Smoke bitmap contains UV velocity data per pixel and pressure, and pixel color.
color[] float3
UVvel[] float3
there is a tillable noise texture made in blender with lots of swirls(distortion option),
and theres a normal map made out of it for bump.
swirls[] float3
The pitch consists of the main two buffers are sized third of monitor resolution, and it spans 3x the draw area.
( so effectively its same sized as screen, but main is viewable in middle square of 3x3.
Once the smoke happens from previous location, the line is drawn on UVvel, with UV velocity of 0 and pressure of set pressure, using width of line as needed per camera zoom, so its simple glline on texture using (u,v,pressure) as colors, with UV set as opposite of where the rocket is headed
Smoke is calculated per physics frame.
- theres application of swirls.
swirlpos = mix ( UVvel[].uv ; throw (UVvel[].uv at direction of swirls[].yx with same lenght) ; using pressure )
swirled_UVvel[] = UVvel[ pos + swirlpos ]
swirled_color[] = color[ pos + swirlpos ]
less pressure, more swirl aligned it becomes. same for color[]
yes, yx so its perpendicular to bump slope
what happens here is we use existing swirls in the swirl texture
and throw the speed vector at perpendicular to slope of the swirl from bumpmap.
- blur_UVvel[], blur_color[], vector3 is made (half the size of the pitch)
using gpu default blurring for mipmaps so its quick af.
additionally there need to be adjustments to uv depending on pressure
posN = pos+[ 0, 1]*epsylon; xN = blur_UVvel[ posN ]
posS = pos+[ 0,-1]*epsylon; xS = blur_UVvel[ posS ]
posW = pos+[ 1, 0]*epsylon; xW = blur_UVvel[ posW ]
posE = pos+[-1, 0]*epsylon; xE = blur_UVvel[ posE ]
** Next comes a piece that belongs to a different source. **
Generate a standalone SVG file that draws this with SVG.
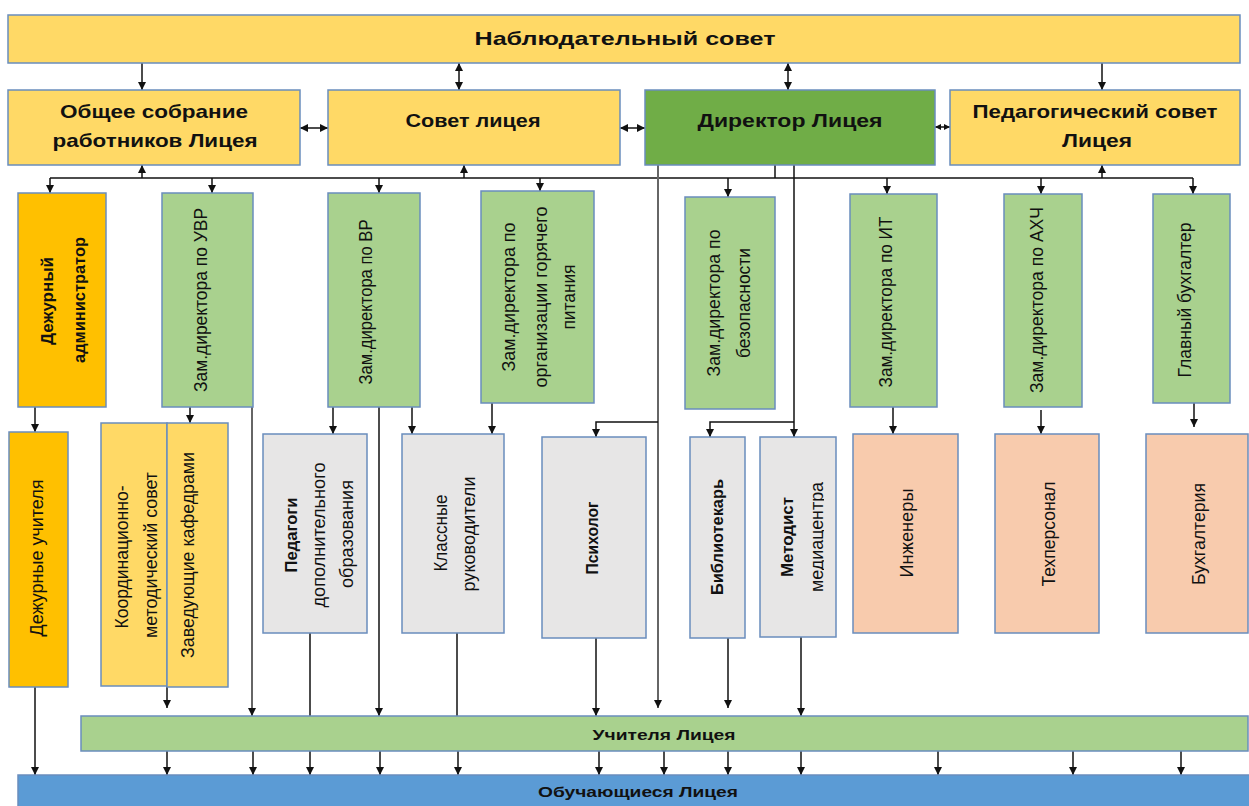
<svg xmlns="http://www.w3.org/2000/svg" width="1249" height="806" viewBox="0 0 1249 806">
<style>
.box{stroke:#6A8DBD;stroke-width:1.5}
.yl{fill:#FFD966}.or{fill:#FFC000}.dg{fill:#70AD47}.gr{fill:#A9D18E}.gy{fill:#E7E6E6}.pc{fill:#F8CBAD}.bl{fill:#5B9BD5}
.h{font-family:"Liberation Sans",Arial,sans-serif;font-weight:bold;font-size:19px;text-anchor:middle;fill:#111}
.s{font-family:"Liberation Sans",Arial,sans-serif;font-weight:bold;font-size:14px;text-anchor:middle;fill:#111}
.v{font-family:"Liberation Sans",Arial,sans-serif;font-size:18px;text-anchor:middle;fill:#111}
.vb{font-family:"Liberation Sans",Arial,sans-serif;font-size:17px;font-weight:bold;text-anchor:middle;fill:#111}
.c{stroke:#111;stroke-width:1.5;fill:none}
.g{stroke:#666;stroke-width:2;fill:none}
.a{marker-end:url(#ah)}
.d{marker-start:url(#ah);marker-end:url(#ah)}
.ds{marker-start:url(#as);marker-end:url(#as)}
</style>
<defs>
<marker id="ah" viewBox="0 0 10 10" refX="10" refY="5" markerWidth="8" markerHeight="8" markerUnits="userSpaceOnUse" orient="auto-start-reverse"><path d="M0,0 L10,5 L0,10 z" fill="#111"/></marker>
<marker id="as" viewBox="0 0 10 10" refX="10" refY="5" markerWidth="6" markerHeight="7" markerUnits="userSpaceOnUse" orient="auto-start-reverse"><path d="M0,0 L10,5 L0,10 z" fill="#111"/></marker>
<clipPath id="metclip"><rect x="760" y="437" width="64" height="200"/></clipPath>
</defs>
<rect width="1249" height="806" fill="#fff"/>

<g id="connectors">
<path class="c a" d="M142,63 V90"/>
<path class="c d" d="M459,63 V90"/>
<path class="c d" d="M788,63 V90"/>
<path class="c a" d="M1102,63 V90"/>
<path class="c d" d="M300,128 H328"/>
<path class="c d" d="M620,128 H645"/>
<path class="c ds" d="M935,127 H950"/>
<path class="c" d="M50,178 H1193"/>
<path class="c" d="M775,165 V178"/>
<path class="c a" d="M142,178 V165"/>
<path class="c a" d="M464,178 V165"/>
<path class="c a" d="M1102,178 V165"/>
<path class="c a" d="M50,178 V193"/>
<path class="c a" d="M212,178 V193"/>
<path class="c a" d="M379,178 V193"/>
<path class="c a" d="M540,178 V191"/>
<path class="c a" d="M728,178 V197"/>
<path class="c a" d="M887,178 V194"/>
<path class="c a" d="M1041,178 V194"/>
<path class="c a" d="M1193,178 V194"/>
<path class="g a" d="M658,165 V708"/>
<path class="c a" d="M658,422 H596 V437"/>
<path class="c a" d="M794,165 V437"/>
<path class="c a" d="M794,422 H710 V437"/>
<path class="c a" d="M35,407 V432"/>
<path class="c a" d="M190,407 V423"/>
<path class="g a" d="M252,407 V716"/>
<path class="c a" d="M333,407 V434"/>
<path class="c a" d="M412,407 V434"/>
<path class="c a" d="M379,407 V716"/>
<path class="c a" d="M492,403 V434"/>
<path class="c a" d="M893,407 V434"/>
<path class="c a" d="M1041,410 V434"/>
<path class="c a" d="M1194,403 V427"/>
<path class="c a" d="M167,686 V708"/>
<path class="c" d="M310,633 V716"/>
<path class="c" d="M457,633 V716"/>
<path class="c a" d="M596,638 V716"/>
<path class="c a" d="M728,638 V708"/>
<path class="c a" d="M801,637 V716"/>
<path class="c a" d="M35,687 V775"/>
<path class="c a" d="M167,751 V775"/>
<path class="c a" d="M253,751 V775"/>
<path class="c a" d="M310,751 V775"/>
<path class="c a" d="M380,751 V775"/>
<path class="c a" d="M458,751 V775"/>
<path class="c a" d="M599,751 V775"/>
<path class="c a" d="M664,751 V775"/>
<path class="c a" d="M728,751 V775"/>
<path class="c a" d="M801,751 V775"/>
<path class="c a" d="M938,751 V775"/>
<path class="c a" d="M1073,751 V775"/>
<path class="c a" d="M1181,751 V775"/>
</g>

<g id="nabl"><rect class="box yl" x="8" y="15" width="1232" height="48"/>
<text class="h" x="625" y="45" textLength="301" lengthAdjust="spacingAndGlyphs">Наблюдательный совет</text></g>
<g id="obshchee"><rect class="box yl" x="8" y="90" width="292" height="75"/>
<text class="h" x="154" y="118" textLength="188" lengthAdjust="spacingAndGlyphs">Общее собрание</text>
<text class="h" x="155" y="147" textLength="205" lengthAdjust="spacingAndGlyphs">работников Лицея</text></g>
<g id="sovet"><rect class="box yl" x="328" y="90" width="292" height="75"/>
<text class="h" x="473" y="127" textLength="135" lengthAdjust="spacingAndGlyphs">Совет лицея</text></g>
<g id="director"><rect class="box dg" x="645" y="90" width="290" height="75"/>
<text class="h" x="790" y="127" textLength="185" lengthAdjust="spacingAndGlyphs">Директор Лицея</text></g>
<g id="pedsovet"><rect class="box yl" x="950" y="90" width="290" height="75"/>
<text class="h" x="1095" y="118" textLength="245" lengthAdjust="spacingAndGlyphs">Педагогический совет</text>
<text class="h" x="1097" y="147" textLength="70" lengthAdjust="spacingAndGlyphs">Лицея</text></g>

<g id="adm"><rect class="box or" x="18" y="193" width="88" height="214"/>
<text class="vb" transform="translate(48,301) rotate(-90)" y="5" textLength="88" lengthAdjust="spacingAndGlyphs">Дежурный</text>
<text class="vb" transform="translate(80,300) rotate(-90)" y="5" textLength="126" lengthAdjust="spacingAndGlyphs">администратор</text></g>
<g id="uvr"><rect class="box gr" x="162" y="193" width="91" height="214"/>
<text class="v" transform="translate(202,300) rotate(-90)" y="5" textLength="184" lengthAdjust="spacingAndGlyphs">Зам.директора по УВР</text></g>
<g id="vr"><rect class="box gr" x="328" y="193" width="92" height="214"/>
<text class="v" transform="translate(367,302) rotate(-90)" y="5" textLength="165" lengthAdjust="spacingAndGlyphs">Зам.директора по ВР</text></g>
<g id="food"><rect class="box gr" x="481" y="191" width="113" height="212"/>
<text class="v" transform="translate(510,297) rotate(-90)" y="5" textLength="149" lengthAdjust="spacingAndGlyphs">Зам.директора по</text>
<text class="v" transform="translate(542,297) rotate(-90)" y="5" textLength="181" lengthAdjust="spacingAndGlyphs">организации горячего</text>
<text class="v" transform="translate(570,297) rotate(-90)" y="5" textLength="65" lengthAdjust="spacingAndGlyphs">питания</text></g>
<g id="bez"><rect class="box gr" x="685" y="197" width="90" height="212"/>
<text class="v" transform="translate(715,303) rotate(-90)" y="5" textLength="147" lengthAdjust="spacingAndGlyphs">Зам.директора по</text>
<text class="v" transform="translate(745,303) rotate(-90)" y="5" textLength="110" lengthAdjust="spacingAndGlyphs">безопасности</text></g>
<g id="it"><rect class="box gr" x="850" y="194" width="87" height="213"/>
<text class="v" transform="translate(887,302) rotate(-90)" y="5" textLength="171" lengthAdjust="spacingAndGlyphs">Зам.директора по ИТ</text></g>
<g id="ahch"><rect class="box gr" x="1004" y="194" width="78" height="213"/>
<text class="v" transform="translate(1038,300) rotate(-90)" y="5" textLength="186" lengthAdjust="spacingAndGlyphs">Зам.директора по АХЧ</text></g>
<g id="buh"><rect class="box gr" x="1153" y="194" width="77" height="209"/>
<text class="v" transform="translate(1186,300) rotate(-90)" y="5" textLength="155" lengthAdjust="spacingAndGlyphs">Главный бухгалтер</text></g>

<g id="dezhur"><rect class="box or" x="9" y="432" width="59" height="255"/>
<text class="v" transform="translate(38,558) rotate(-90)" y="5" textLength="157" lengthAdjust="spacingAndGlyphs">Дежурные учителя</text></g>
<g id="kms"><rect class="box yl" x="101" y="423" width="66" height="263"/>
<text class="v" transform="translate(123,557) rotate(-90)" y="5" textLength="143" lengthAdjust="spacingAndGlyphs">Координационно-</text>
<text class="v" transform="translate(152,555) rotate(-90)" y="5" textLength="166" lengthAdjust="spacingAndGlyphs">методический совет</text></g>
<g id="kaf"><rect class="box yl" x="167" y="423" width="61" height="264"/>
<text class="v" transform="translate(189,555) rotate(-90)" y="5" textLength="206" lengthAdjust="spacingAndGlyphs">Заведующие кафедрами</text></g>
<g id="pdo"><rect class="box gy" x="263" y="434" width="104" height="199"/>
<text class="vb" transform="translate(292,535) rotate(-90)" y="5" textLength="75" lengthAdjust="spacingAndGlyphs">Педагоги</text>
<text class="v" transform="translate(320,535) rotate(-90)" y="5" textLength="145" lengthAdjust="spacingAndGlyphs">дополнительного</text>
<text class="v" transform="translate(348,534) rotate(-90)" y="5" textLength="108" lengthAdjust="spacingAndGlyphs">образования</text></g>
<g id="klass"><rect class="box gy" x="402" y="434" width="102" height="199"/>
<text class="v" transform="translate(442,533) rotate(-90)" y="5" textLength="77" lengthAdjust="spacingAndGlyphs">Классные</text>
<text class="v" transform="translate(470,534) rotate(-90)" y="5" textLength="115" lengthAdjust="spacingAndGlyphs">руководители</text></g>
<g id="psy"><rect class="box gy" x="542" y="437" width="104" height="201"/>
<text class="vb" transform="translate(593,538) rotate(-90)" y="5" textLength="73" lengthAdjust="spacingAndGlyphs">Психолог</text></g>
<g id="bib"><rect class="box gy" x="690" y="437" width="55" height="201"/>
<text class="vb" transform="translate(718,537) rotate(-90)" y="5" textLength="116" lengthAdjust="spacingAndGlyphs">Библиотекарь</text></g>
<g id="met"><rect class="box gy" x="760" y="437" width="76" height="200"/>
<text class="vb" transform="translate(788,537) rotate(-90)" y="5" textLength="80" lengthAdjust="spacingAndGlyphs">Методист</text>
<g clip-path="url(#metclip)"><text class="v" transform="translate(818,537) rotate(-90)" y="5" textLength="110" lengthAdjust="spacingAndGlyphs">медиацентра</text></g></g>
<g id="eng"><rect class="box pc" x="853" y="434" width="105" height="199"/>
<text class="v" transform="translate(908,533) rotate(-90)" y="5" textLength="89" lengthAdjust="spacingAndGlyphs">Инженеры</text></g>
<g id="tech"><rect class="box pc" x="995" y="434" width="104" height="199"/>
<text class="v" transform="translate(1050,534) rotate(-90)" y="5" textLength="105" lengthAdjust="spacingAndGlyphs">Техперсонал</text></g>
<g id="acc"><rect class="box pc" x="1146" y="434" width="102" height="199"/>
<text class="v" transform="translate(1200,534) rotate(-90)" y="5" textLength="102" lengthAdjust="spacingAndGlyphs">Бухгалтерия</text></g>

<g id="teachers"><rect class="box gr" x="81" y="716" width="1167" height="35"/>
<text class="s" x="664" y="740" textLength="143" lengthAdjust="spacingAndGlyphs">Учителя Лицея</text></g>
<g id="students"><rect class="box bl" x="18" y="775" width="1240" height="40"/>
<text class="s" x="638" y="797" textLength="200" lengthAdjust="spacingAndGlyphs">Обучающиеся Лицея</text></g>
</svg>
pressures = ( posN*(1+xN.pressure) + posS*(1+xS.pressure) + posW*(1+xW.pressure) + posE*(1+xE.pressure) )
blur_UVvel[].uv = mix (
blur_UVvel[].uv ;
pressures / ( xN.pressure + xS.pressure + xW.pressure + xE.pressure + 4) ;
blur_UVvel[].pressure )
so it alters the direction, basing on the where the pressure is highest,
using pressure to figure out how strong the alteration is need to be made.
+4 because to avoid div/0
- next is calculated using:
mixer = swirled_UVvel[ swirled_UVVel[].uv ].pressure + entropy
UVvel[] = mix( swirled_UVvel[] ; blur_UVvel[] ; mixer )
color[] = mix( swirled_color[] ; blur_color[] ; mixer )
- and viewport adjustments for perspective and moving it around, so UVvel and color move and scale using simple scale and transform.
higher pressure, the more towards blur it goes.
entropy is constant to keep it going toward blur if there is no pressure, or uv next to a freshly drawn line.
thats why its needed to be done at physics frame
so yeah. its not navier stokes, but. it does its job, at cost of 5 texture lookups and 2x mipmaped blured textures.
as a bonus, you can add pressure eminating points with no color modifications where units are standing per each frame of physics, so you would have the effect of units walking through smoke. and smoke swirling around them.
and you can also use maps wind direction
so, at the end you have a smoke texture, that doesnt need constant calculations of ugly 3d lines, but it creates constant smoke effect that accumulates and swirls and dissipates
prolly some improvements need to be done like if blurred UVvel to 1/16 of UVvel shows no action then drop whole procedure in quadrant, but still it might be cool smoke
:)
i would so code it self but have other stuff to do rn.